If i want faster i need to go via nVME or use a SAS 12G dedicated controller card.
It really depends on a few other things.
As it sits right now MSFT / R0 probably isnt' going to be the fastest anyway with how Windows handles files.
The next thing that's potentially slowing things down is moving data through the DMI and competing with other devices passing data at the same time.
A HBA would bypass this issue with the DMI bottleneck if you put it into a CPU based slot. Though you could go controller based as well but, then that becomes a bottleneck as well sometimes depending on how may drives you connect to it.
I run a R10 on Linux though w/ 5 spinners 4+1 hot spare and get ~450MB/s out of them. I didn't test them in R0 but, they should be able to hit ~1125MB/s if the theory carries based on the disk controller throughput. I did at one point play with the idea of bouncing them to a PCIE card instead of the the onboard ports but, never got the card working properly and sent it back to CN. I've thought about going HBA as well but, don't really have the need as I'm taking the "if it isn't broke, don't fix it" approach. I break things plenty though when I get bored and think of things to tinker with.

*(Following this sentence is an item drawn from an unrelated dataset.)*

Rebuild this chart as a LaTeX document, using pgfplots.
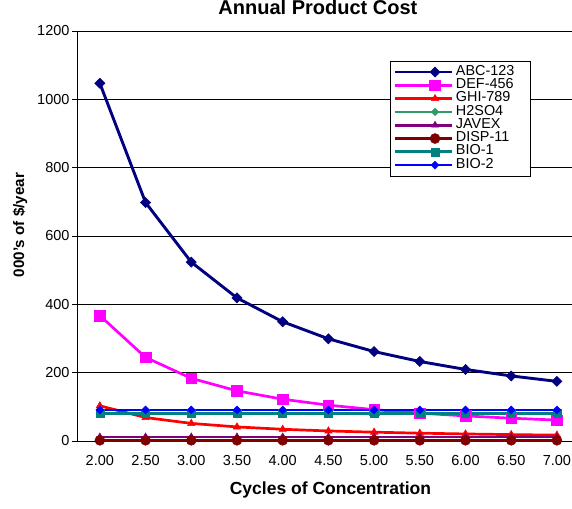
\documentclass[border=0pt]{standalone}
\usepackage{pgfplots}
\pgfplotsset{compat=1.18}
\usepackage{fontspec}
\setmainfont{Liberation Sans}
\definecolor{cNavy}{RGB}{0,0,128}
\definecolor{cMag}{RGB}{255,0,255}
\definecolor{cRed}{RGB}{255,0,0}
\definecolor{cSea}{RGB}{51,153,102}
\definecolor{cPur}{RGB}{128,0,128}
\definecolor{cMar}{RGB}{128,0,0}
\definecolor{cTeal}{RGB}{0,128,128}
\definecolor{cBlue}{RGB}{0,0,255}
\begin{document}
\begin{tikzpicture}[x=1pt,y=1pt]
\useasboundingbox (0,0) rectangle (572,508);
\begin{axis}[
  at={(77pt,67pt)}, anchor=south west,
  scale only axis, width=495pt, height=410pt,
  xmin=-0.5, xmax=10.33, ymin=0, ymax=1200,
  axis x line*=bottom, axis y line*=left,
  axis line style={black, line width=0.9pt},
  clip=false,
  /pgf/number format/assume math mode=true,
  /pgf/number format/set thousands separator={},
  ticklabel style={font=\fontsize{14.5}{16}\selectfont},
  xticklabel style={yshift=-6pt},
  yticklabel style={xshift=1pt},
  ytick={0,200,...,1200},
  ymajorgrids, major grid style={black, line width=0.8pt},
  tick align=outside, major tick length=5pt,
  tick style={black, line width=0.8pt},
  xtick={0,...,10},
  xticklabels={2.00,2.50,3.00,3.50,4.00,4.50,5.00,5.50,6.00,6.50,7.00},
  xtick style={draw=none},
  extra x ticks={-0.5,0.5,1.5,2.5,3.5,4.5,5.5,6.5,7.5,8.5,9.5},
  extra x tick labels={},
  extra x tick style={grid=none, tick style={draw=black, line width=0.8pt}},
  legend cell align=left,
  legend image code/.code={
    \path (-23.7pt,0pt) -- (0pt,0pt);
    \draw[mark repeat=2,mark phase=2,#1] plot coordinates {(0pt,0pt)(16.5pt,0pt)(33pt,0pt)};
  },
  legend style={at={(rel axis cs:0.6323,0.9276)}, anchor=north west,
    draw=black, line width=0.8pt, inner xsep=3pt, inner ysep=4.3pt,
    row sep=0pt, column sep=3pt,
    font=\fontsize{14.4}{14.4}\selectfont,
    nodes={inner sep=0pt, text height=9.8pt, text depth=3.5pt}},
]
\addplot[cNavy, line width=2.9pt, mark=square*, mark size=3.6pt, mark options={rotate=45, solid, line width=0.5pt}] coordinates {
(0,1047) (1,698) (2,523.5) (3,418.8) (4,349) (5,299.1) (6,261.8) (7,232.7) (8,209.4) (9,190.4) (10,174.5)};
\addlegendentry{ABC-123\hspace*{13pt}}
\addplot[cMag, line width=2.7pt, mark=square*, mark size=5.3pt, mark options={solid, line width=0.5pt}] coordinates {
(0,367) (1,244.7) (2,183.5) (3,146.8) (4,122.3) (5,104.9) (6,91.8) (7,81.6) (8,73.4) (9,66.7) (10,61.2)};
\addlegendentry{DEF-456}
\addplot[cRed, line width=2.7pt, mark=triangle*, mark size=4.2pt, mark options={solid, line width=0.5pt}] coordinates {
(0,103) (1,68.7) (2,51.5) (3,41.2) (4,34.3) (5,29.4) (6,25.8) (7,22.9) (8,20.6) (9,18.7) (10,17.2)};
\addlegendentry{GHI-789}
\addplot[cSea, line width=2.7pt, mark=square*, mark size=2.6pt, mark options={rotate=45, solid, line width=0.5pt}] coordinates {
(0,81) (1,81) (2,81) (3,81) (4,81) (5,81) (6,81) (7,81) (8,81) (9,81) (10,81)};
\addlegendentry{H2SO4}
\addplot[cPur, line width=2.7pt, mark=triangle*, mark size=4pt, mark options={solid, line width=0.5pt}] coordinates {
(0,12) (1,12) (2,12) (3,12) (4,12) (5,12) (6,12) (7,12) (8,12) (9,12) (10,12)};
\addlegendentry{JAVEX}
\addplot[cMar, line width=2.7pt, mark=*, mark size=5pt, mark options={solid, line width=0.5pt}] coordinates {
(0,2) (1,2) (2,2) (3,2) (4,2) (5,2) (6,2) (7,2) (8,2) (9,2) (10,2)};
\addlegendentry{DISP-11}
\addplot[cTeal, line width=2.7pt, mark=square*, mark size=4pt, mark options={solid, line width=0.5pt}] coordinates {
(0,81) (1,81) (2,81) (3,81) (4,81) (5,81) (6,81) (7,81) (8,81) (9,81) (10,81)};
\addlegendentry{BIO-1}
\addplot[cBlue, line width=2.7pt, mark=square*, mark size=2.8pt, mark options={rotate=45, solid, line width=0.5pt}] coordinates {
(0,91) (1,91) (2,91) (3,91) (4,91) (5,91) (6,91) (7,91) (8,91) (9,91) (10,91)};
\addlegendentry{BIO-2}
\end{axis}
\node[anchor=base, font=\fontsize{20}{22}\selectfont\bfseries] at (317.9,493) {Annual Product Cost};
\node[anchor=base, font=\fontsize{17.5}{19}\selectfont\bfseries] at (330.5,13.8) {Cycles of Concentration};
\node[anchor=base, rotate=90, font=\fontsize{15.2}{17}\selectfont\bfseries] at (24,283) {000's of \$/year};
\end{tikzpicture}
\end{document}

Now, if you're using AMD CPU based systems there are some interesting options that are a lot cheaper than Intel due to being able to bifurcate the slots w/o a PLX controller being needed. You can get a card for ~$100 for 4 X NVME drives and split the top X16 into x4x4x4x4 and run them at full speed vs the Intel options that cost ~$600 for the card with the PLX on it and then bottleneck things to 3-6GB/s vs full speed on AMD. The issue with this for most is their precious GPU wants to take the top slot for CPU direct bandwidth though in most cases putting it in the 2nd PCIE slot would be just fine for bandwidth.